Task description :: Wherever "code" appears in a line, copy that line.

* start Extracted material *

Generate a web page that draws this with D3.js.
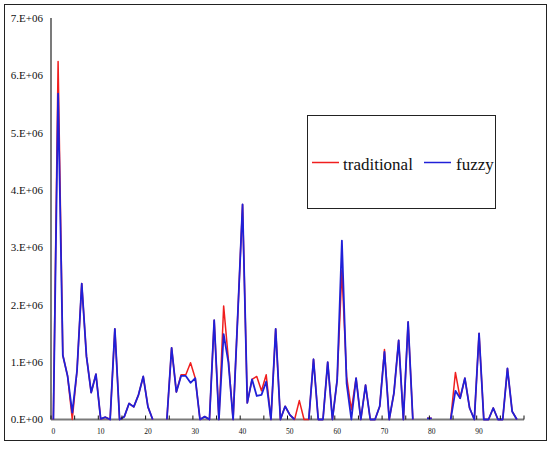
<!DOCTYPE html>
<html>
<head>
<meta charset="utf-8">
<script src="https://cdn.jsdelivr.net/npm/d3@7"></script>
<style>
  body { margin: 0; background: #fff; }
  svg { display: block; }
</style>
</head>
<body>
<div id="chart"></div>
<script>
// categories 0..99, values in millions (null = blank cell, line breaks)
const categories = d3.range(100);
const traditional = [
  0, 6.24, 1.12, 0.76, 0, 0.85, 2.37, 1.1, 0.47, 0.79,
  0.01, 0.04, 0, 1.58, 0, 0.05, 0.28, 0.22, 0.43, 0.75,
  0.22, 0, null, null, 0, 1.25, 0.48, 0.78, 0.78, 0.99,
  0.72, 0, 0.05, 0, 1.73, 0, 1.98, 1.05, 0, 1.85,
  3.75, 0.29, 0.7, 0.75, 0.5, 0.78, 0, 1.58, 0, 0.23,
  0.08, 0, 0.33, 0, 0, 1.05, 0, 0, 1.0, 0,
  0.69, 2.6, 0.75, 0.17, 0.72, 0, 0.6, 0, 0, 0.23,
  1.22, 0, 0.46, 1.38, 0, 1.7, 0, null, null, 0.02,
  0.02, null, null, null, 0, 0.82, 0.37, 0.72, 0.2, 0,
  1.5, 0, 0, 0.2, 0, 0, 0.89, 0.14, 0, null
];
const fuzzy = [
  0, 5.68, 1.12, 0.76, 0.12, 0.85, 2.37, 1.1, 0.47, 0.79,
  0.01, 0.04, 0, 1.58, 0, 0.05, 0.28, 0.22, 0.43, 0.75,
  0.22, 0, null, null, 0, 1.25, 0.48, 0.76, 0.76, 0.64,
  0.72, 0, 0.05, 0, 1.73, 0, 1.49, 1.0, 0, 1.85,
  3.75, 0.29, 0.7, 0.41, 0.43, 0.66, 0, 1.58, 0, 0.23,
  0.08, 0, null, null, 0, 1.05, 0, 0, 1.0, 0,
  0.69, 3.12, 0.63, 0, 0.72, 0, 0.6, 0, 0, 0.23,
  1.18, 0, 0.46, 1.38, 0, 1.7, 0, null, null, 0.02,
  0.02, null, null, null, 0, 0.5, 0.37, 0.72, 0.2, 0,
  1.5, 0, 0, 0.2, 0, 0, 0.89, 0.14, 0, null
];
const yTicks = [0, 1, 2, 3, 4, 5, 6, 7];
const yTickLabels = ['0.E+00', '1.E+06', '2.E+06', '3.E+06', '4.E+06', '5.E+06', '6.E+06', '7.E+06'];
const series = [
  { name: 'traditional', values: traditional, color: '#f01e1e', width: 1.5 },
  { name: 'fuzzy', values: fuzzy, color: '#2020d8', width: 1.8 }
];

const W = 551, H = 450;
const svg = d3.select('#chart').append('svg')
  .attr('width', W)
  .attr('height', H);

// chart frame
svg.append('rect')
  .attr('x', 4.5).attr('y', 4.5)
  .attr('width', 542).attr('height', 436)
  .attr('fill', '#fff')
  .attr('stroke', '#222')
  .attr('stroke-width', 1);

const x = d3.scaleBand()
  .domain(categories)
  .range([51, 524]);
const cx = i => x(i) + x.bandwidth() / 2;

const y = d3.scaleLinear()
  .domain([0, 7])
  .range([419.5, 18]);

// y axis
svg.append('line')
  .attr('x1', 51).attr('x2', 51)
  .attr('y1', y(7)).attr('y2', y(0))
  .attr('stroke', '#222').attr('stroke-width', 1.2);

svg.append('g')
  .selectAll('text')
  .data(yTicks)
  .join('text')
  .attr('x', 43)
  .attr('y', d => y(d))
  .attr('dy', '0.35em')
  .attr('text-anchor', 'end')
  .attr('font-family', '"Liberation Serif", serif')
  .attr('font-size', 11)
  .attr('fill', '#111')
  .text((d, i) => yTickLabels[i]);

const line = d3.line()
  .defined(d => d[1] != null)
  .x(d => cx(d[0]))
  .y(d => y(d[1]));

// x axis line
svg.append('line')
  .attr('x1', 51).attr('x2', 524)
  .attr('y1', y(0)).attr('y2', y(0))
  .attr('stroke', '#7a7a7a').attr('stroke-width', 2);

// series (traditional underneath, fuzzy on top)
series.forEach(s => {
  svg.append('path')
    .datum(categories.map(c => [c, s.values[c]]))
    .attr('fill', 'none')
    .attr('stroke', s.color)
    .attr('stroke-width', s.width)
    .attr('stroke-linejoin', 'round')
    .attr('d', line);
});

// x tick marks every 5 categories, between categories
const tickIdx = d3.range(0, 101, 5);
svg.append('g')
  .selectAll('line')
  .data(tickIdx)
  .join('line')
  .attr('x1', d => d < 100 ? x(d) : x(99) + x.bandwidth())
  .attr('x2', d => d < 100 ? x(d) : x(99) + x.bandwidth())
  .attr('y1', y(0) - 4)
  .attr('y2', y(0))
  .attr('stroke', '#111')
  .attr('stroke-width', 1);

svg.append('g')
  .selectAll('text')
  .data(categories.filter(c => c % 10 === 0))
  .join('text')
  .attr('x', d => cx(d))
  .attr('y', 433.5)
  .attr('text-anchor', 'middle')
  .attr('font-family', '"Liberation Serif", serif')
  .attr('font-size', 7.5)
  .attr('fill', '#111')
  .text(d => d);

// legend
const lg = svg.append('g');
lg.append('rect')
  .attr('x', 307.5).attr('y', 115.5)
  .attr('width', 188).attr('height', 93)
  .attr('fill', '#fff')
  .attr('stroke', '#222')
  .attr('stroke-width', 1);

const legendItems = [
  { s: series[0], lx: 312, tx: 343 },
  { s: series[1], lx: 424, tx: 456 }
];
legendItems.forEach(d => {
  lg.append('line')
    .attr('x1', d.lx).attr('x2', d.lx + 27)
    .attr('y1', 162.5).attr('y2', 162.5)
    .attr('stroke', d.s.color).attr('stroke-width', 1.5);
  lg.append('text')
    .attr('x', d.tx).attr('y', 169.5)
    .attr('font-family', '"Liberation Serif", serif')
    .attr('font-size', 17)
    .attr('fill', '#111')
    .text(d.s.name);
});
</script>
</body>
</html>
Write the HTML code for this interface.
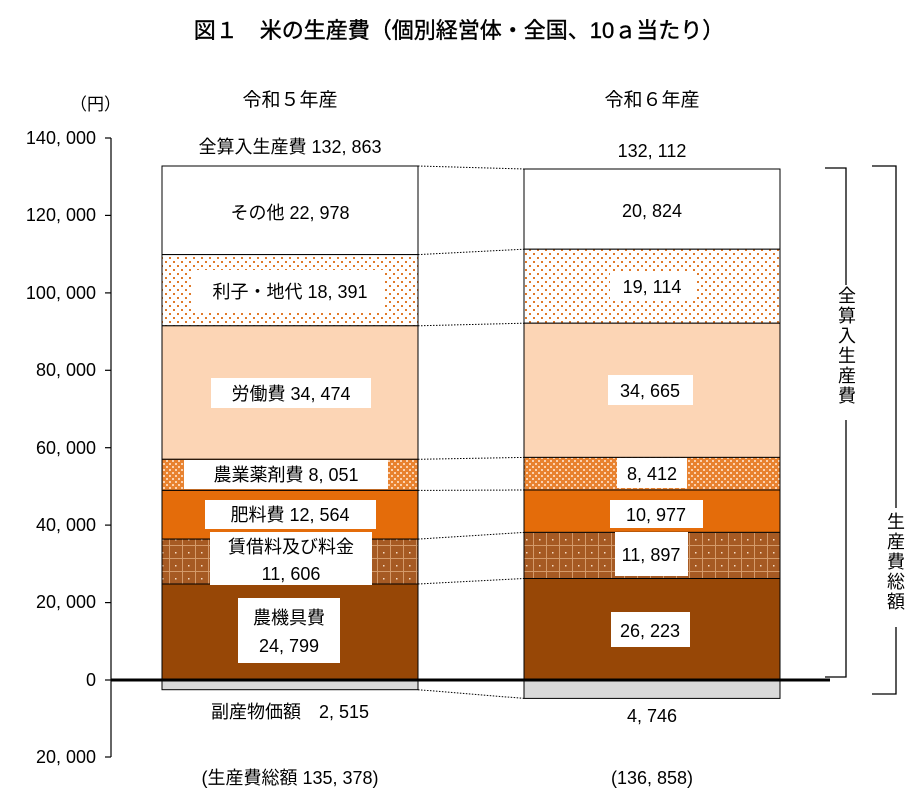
<!DOCTYPE html>
<html><head><meta charset="utf-8"><style>
html,body{margin:0;padding:0;background:#fff;}
svg{display:block;font-family:"Liberation Sans","Noto Sans CJK JP",sans-serif;}
</style></head><body>
<svg width="918" height="793" viewBox="0 0 918 793" xmlns="http://www.w3.org/2000/svg">
<defs>
<pattern id="dots" width="8" height="8" patternUnits="userSpaceOnUse">
<rect width="8" height="8" fill="#fff"/><rect x="1" y="1" width="2" height="2" fill="#e07a2a"/><rect x="5" y="5" width="2" height="2" fill="#e07a2a"/>
</pattern>
<pattern id="chk" width="6" height="6" patternUnits="userSpaceOnUse">
<rect width="6" height="6" fill="#e8822f"/><rect x="1" y="1" width="2" height="2" fill="#fbd2b0"/><rect x="4" y="4" width="2" height="2" fill="#fbd2b0"/>
</pattern>
<pattern id="grid" width="13" height="13" patternUnits="userSpaceOnUse">
<rect width="13" height="13" fill="#a65a23"/><rect x="0" y="0" width="1" height="13" fill="#d49a6a"/><rect x="0" y="12" width="13" height="1" fill="#d49a6a"/><rect x="6" y="6" width="1.5" height="1.5" fill="#f5dcc4"/>
</pattern>
</defs>
<text x="459" y="38" text-anchor="middle" font-size="22" font-weight="normal" fill="#000" stroke="#000" stroke-width="0.4">図１　米の生産費（個別経営体・全国、10ａ当たり）</text>
<text x="70" y="110" font-size="17" fill="#000">（円）</text>
<text x="290" y="106" text-anchor="middle" font-size="19">令和５年産</text>
<text x="652" y="106" text-anchor="middle" font-size="19">令和６年産</text>
<line x1="111" y1="138" x2="111" y2="757" stroke="#000" stroke-width="1.2"/>
<g stroke="#000" stroke-width="1.2">
<line x1="105" y1="138" x2="111" y2="138"/><line x1="105" y1="215.4" x2="111" y2="215.4"/><line x1="105" y1="292.9" x2="111" y2="292.9"/><line x1="105" y1="370.3" x2="111" y2="370.3"/><line x1="105" y1="447.7" x2="111" y2="447.7"/><line x1="105" y1="525.1" x2="111" y2="525.1"/><line x1="105" y1="602.6" x2="111" y2="602.6"/><line x1="105" y1="680" x2="111" y2="680"/><line x1="105" y1="757" x2="111" y2="757"/>
</g>
<g font-size="18" text-anchor="end" fill="#000">
<text x="96" y="144">140, 000</text><text x="96" y="221">120, 000</text><text x="96" y="299">100, 000</text><text x="96" y="376">80, 000</text><text x="96" y="454">60, 000</text><text x="96" y="531">40, 000</text><text x="96" y="608">20, 000</text><text x="96" y="686">0</text><text x="96" y="763">20, 000</text>
</g>
<g stroke="#000" stroke-width="1">
<rect x="162" y="166" width="256" height="88.6" fill="#fff"/>
<rect x="162" y="254.6" width="256" height="71.2" fill="url(#dots)"/>
<rect x="162" y="325.8" width="256" height="133.5" fill="#fcd5b5"/>
<rect x="162" y="459.3" width="256" height="31.1" fill="url(#chk)"/>
<rect x="162" y="490.4" width="256" height="48.7" fill="#e46c0a"/>
<rect x="162" y="539.1" width="256" height="44.9" fill="url(#grid)"/>
<rect x="162" y="584" width="256" height="96" fill="#974706"/>
<rect x="162" y="680" width="256" height="9.7" fill="#d9d9d9"/>
</g>
<g stroke="#000" stroke-width="1">
<rect x="524" y="169" width="256" height="80.2" fill="#fff"/>
<rect x="524" y="249.2" width="256" height="74" fill="url(#dots)"/>
<rect x="524" y="323.2" width="256" height="134.2" fill="#fcd5b5"/>
<rect x="524" y="457.4" width="256" height="32.6" fill="url(#chk)"/>
<rect x="524" y="490" width="256" height="42.4" fill="#e46c0a"/>
<rect x="524" y="532.4" width="256" height="46.1" fill="url(#grid)"/>
<rect x="524" y="578.5" width="256" height="101.5" fill="#974706"/>
<rect x="524" y="680" width="256" height="18.4" fill="#d9d9d9"/>
</g>
<g stroke="#000" stroke-width="1" stroke-dasharray="1.5,1.5">
<line x1="418" y1="166" x2="524" y2="169"/><line x1="418" y1="254.6" x2="524" y2="249.2"/><line x1="418" y1="325.8" x2="524" y2="323.2"/><line x1="418" y1="459.3" x2="524" y2="457.4"/><line x1="418" y1="490.4" x2="524" y2="490"/><line x1="418" y1="539.1" x2="524" y2="532.4"/><line x1="418" y1="584" x2="524" y2="578.5"/><line x1="418" y1="689.7" x2="524" y2="698.4"/>
</g>
<line x1="111" y1="680" x2="830" y2="680" stroke="#000" stroke-width="3"/>
<g fill="#fff">
<rect x="193" y="270" width="190" height="43"/>
<rect x="211" y="378" width="160" height="30"/>
<rect x="184" y="460" width="204" height="29"/>
<rect x="205" y="500" width="171" height="29"/>
<rect x="210" y="532" width="162" height="53"/>
<rect x="238" y="598" width="102" height="65"/>
<rect x="610" y="272" width="85" height="29"/>
<rect x="608" y="375" width="85" height="30"/>
<rect x="617" y="458" width="70" height="30"/>
<rect x="610" y="500" width="93" height="28"/>
<rect x="615" y="532" width="73" height="44"/>
<rect x="611" y="612" width="79" height="35"/>
</g>
<g font-size="18" text-anchor="middle" fill="#000">
<text x="290" y="153">全算入生産費 132, 863</text>
<text x="290" y="219">その他 22, 978</text>
<text x="290" y="298">利子・地代 18, 391</text>
<text x="291" y="400">労働費 34, 474</text>
<text x="286" y="481">農業薬剤費 8, 051</text>
<text x="290" y="521">肥料費 12, 564</text>
<text x="291" y="553">賃借料及び料金</text>
<text x="291" y="580">11, 606</text>
<text x="289" y="624">農機具費</text>
<text x="289" y="652">24, 799</text>
<text x="290" y="718">副産物価額　2, 515</text>
<text x="290" y="784">(生産費総額 135, 378)</text>
<text x="652" y="157">132, 112</text>
<text x="652" y="217">20, 824</text>
<text x="652" y="293">19, 114</text>
<text x="650" y="397">34, 665</text>
<text x="652" y="480">8, 412</text>
<text x="656" y="521">10, 977</text>
<text x="651" y="561">11, 897</text>
<text x="650" y="637">26, 223</text>
<text x="652" y="722">4, 746</text>
<text x="652" y="784">(136, 858)</text>
</g>
<g fill="none" stroke="#000" stroke-width="1.3">
<path d="M825 168 H846 V285 M846 420 V677 H825"/>
<path d="M872 166 H896 V508 M896 627 V694 H872"/>
</g>
<g font-size="18" text-anchor="middle" fill="#000">
<text x="847" y="302">全</text><text x="847" y="322">算</text><text x="847" y="342">入</text><text x="847" y="362">生</text><text x="847" y="382">産</text><text x="847" y="402">費</text>
<text x="896" y="528">生</text><text x="896" y="548">産</text><text x="896" y="568">費</text><text x="896" y="588">総</text><text x="896" y="608">額</text>
</g>
</svg>
</body></html>
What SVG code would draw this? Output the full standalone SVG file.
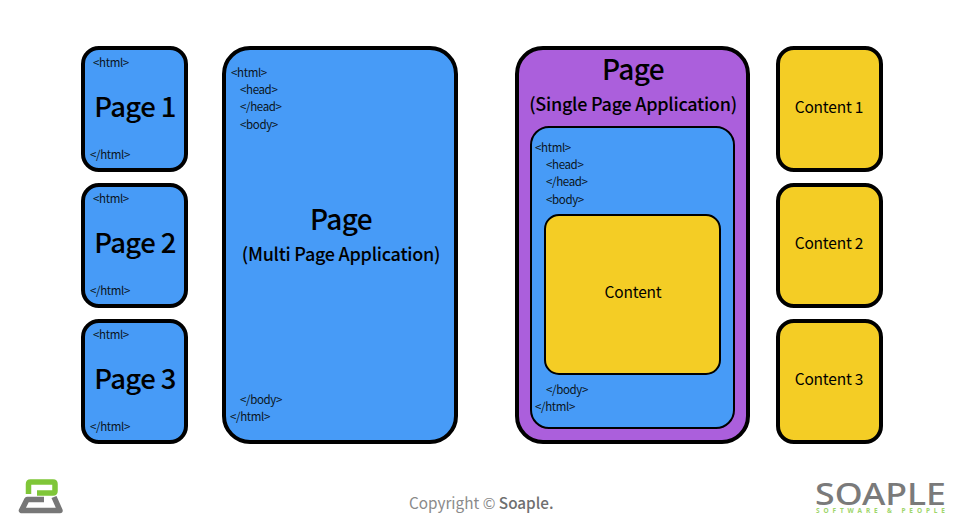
<svg xmlns="http://www.w3.org/2000/svg" width="960" height="525" viewBox="0 0 960 525">
<style>
text{font-family:"Noto Sans CJK KR","Noto Sans",sans-serif;fill:#000;font-weight:500}
.tag{font-size:11.5px;fill:#0a1420;letter-spacing:-.35px;font-weight:400}
.c{text-anchor:middle}
.big{font-size:27.5px;letter-spacing:-.6px}
.mid{font-size:18px;letter-spacing:-.25px}
.ttl{font-size:28px;letter-spacing:-.6px}
.ct{font-size:15.5px;letter-spacing:-.2px;font-weight:400}
.box{stroke:#000;stroke-width:4}
.blue{fill:#479bf7}
.yel{fill:#f4cd25}
.pur{fill:#ab5fdc}
</style>
<rect width="960" height="525" fill="#fff"/>
<g id="page1"><rect class="box blue" x="83" y="48" width="103" height="122" rx="16"/><text class="tag" x="93" y="66.500">&lt;html&gt;</text><text class="c big" x="135" y="117">Page 1</text><text class="tag" x="90" y="158.500">&lt;/html&gt;</text></g>
<g id="page2"><rect class="box blue" x="83" y="185" width="103" height="121" rx="16"/><text class="tag" x="93" y="202.500">&lt;html&gt;</text><text class="c big" x="135" y="253">Page 2</text><text class="tag" x="90" y="294.500">&lt;/html&gt;</text></g>
<g id="page3"><rect class="box blue" x="83" y="321" width="103" height="121" rx="16"/><text class="tag" x="93" y="338.500">&lt;html&gt;</text><text class="c big" x="135" y="389">Page 3</text><text class="tag" x="90" y="430.500">&lt;/html&gt;</text></g>
<g id="mpa"><rect class="box blue" x="224" y="48" width="232" height="394" rx="26"/>
<text class="tag" x="231" y="76.500">&lt;html&gt;</text><text class="tag" x="240" y="93.500">&lt;head&gt;</text><text class="tag" x="240" y="111">&lt;/head&gt;</text><text class="tag" x="240" y="128.500">&lt;body&gt;</text>
<text class="c ttl" x="341" y="230">Page</text><text class="c mid" x="341" y="261">(Multi Page Application)</text>
<text class="tag" x="240" y="403.500">&lt;/body&gt;</text><text class="tag" x="230" y="420.500">&lt;/html&gt;</text></g>
<g id="spa"><rect class="box pur" x="517" y="48" width="231" height="394" rx="26"/>
<text class="c ttl" x="633" y="80">Page</text><text class="c mid" x="633" y="111">(Single Page Application)</text></g>
<g id="spa-inner"><rect x="531" y="127" width="203" height="301" rx="18" class="blue" stroke="#000" stroke-width="2"/>
<text class="tag" x="535" y="151.500">&lt;html&gt;</text><text class="tag" x="546" y="168.500">&lt;head&gt;</text><text class="tag" x="546" y="186">&lt;/head&gt;</text><text class="tag" x="546" y="203.500">&lt;body&gt;</text>
<text class="tag" x="546" y="393.500">&lt;/body&gt;</text><text class="tag" x="535" y="410.500">&lt;/html&gt;</text></g>
<g id="content"><rect x="545" y="215" width="175" height="159" rx="14" class="yel" stroke="#000" stroke-width="2"/><text class="c ct" x="633" y="298">Content</text></g>
<g id="content1"><rect class="box yel" x="778" y="48" width="103" height="122" rx="16"/><text class="c ct" x="829" y="113">Content 1</text></g>
<g id="content2"><rect class="box yel" x="778" y="185" width="103" height="121" rx="16"/><text class="c ct" x="829" y="249">Content 2</text></g>
<g id="content3"><rect class="box yel" x="778" y="321" width="103" height="121" rx="16"/><text class="c ct" x="829" y="385">Content 3</text></g>
<g id="connectors"></g>
<g id="logo-left">
<path d="M28.500 494V484Q28.500 482 30.500 482H53Q55 482 55 484V491Q55 493 53 493H37" fill="none" stroke="#7fc638" stroke-width="5.500" stroke-linejoin="round"/>
<path d="M44 499.500H27L21.500 510.500H60L54 497" fill="none" stroke="#777" stroke-width="5.500" stroke-linejoin="round"/>
</g>
<g id="copyright"><text x="409" y="509" font-size="15.300" style="fill:#8a8a8a;font-weight:400">Copyright © <tspan style="fill:#6f6f6f;font-weight:500">Soaple.</tspan></text></g>
<g id="logo-right"><text x="815" y="504.500" font-size="31" style="fill:#7a7a7a;font-family:'Noto Sans','Liberation Sans',sans-serif" textLength="131" lengthAdjust="spacingAndGlyphs">SOAPLE</text>
<text x="816" y="512.500" font-size="6.500" style="fill:#9ed56a;font-weight:700;font-family:'Noto Sans','Liberation Sans',sans-serif" textLength="129">SOFTWARE &amp; PEOPLE</text></g>
</svg>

* end Extracted material *

Output below ::
Write the HTML code for this interface.
What SVG code would draw this? Output the full standalone SVG file.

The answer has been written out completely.